There will be times you don’t know what to do. I know you feel helpless. You’ve told me as much in the past. I don’t need you to have a solution. I just need you to be there for me. Give me a hug. Let me cry. Tell me everything will be OK even when neither of us really believes it. Just hold me. Play with my hair, and just be my rock as you always are.
There will be times I’m angry about my diagnosis. Sometimes even the sight of my medication upsets me. You see, it controls me. I need it to survive yet it feels like a poison every time I take it. Be patient with me as I fight this battle.
There will be times I feel guilty. I feel guilty every Sunday when you go to church alone as I lay curled up in bed. I feel guilty when you go to a family event without me. I feel guilty because I know I am a financial burden. But most of all, I feel guilty that I changed your life forever. Please tell me it’s not my fault I’m sick. Don’t ever stop telling me, don’t let me forget that. Because I will.

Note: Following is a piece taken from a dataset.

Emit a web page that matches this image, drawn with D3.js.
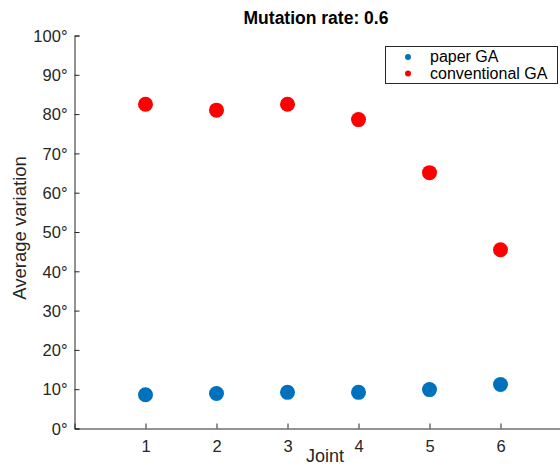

There will be times I feel unattractive. Every day I wake up to sunken eyes and a lifeless pallor. Remind me that you think I’m beautiful. Even when I’m wearing sweatpants with messy hair and a face sans makeup, remind me why you fell in love with me. I need to hear it.
There will be times you think I don’t notice all you do for me. I know this sickness consumes me and I’m sorry. Remember that I love you and appreciate you more than you could ever know.
I know you didn’t choose this, but you’re choosing it now. Even though when we started this…. you didn’t know I would become sick.. But you know now. You didn’t know that you would sleep in a hospital chair for three and a half weeks, or that you would spend over 11 hours clutching a 2000’s model flip phone.. waiting for a call that said I was OK… and when you got that call that you would only see me for three minutes before they pulled you away again…. and it would be another three before you could be by my side again.
Yet you stayed with me. You could have left, you had every chance.. every reason…. but you chose to stay with me. For that, I am eternally grateful. This journey is going to be hard; I’m not going to lie. But it will be so much easier knowing that you’re by my side.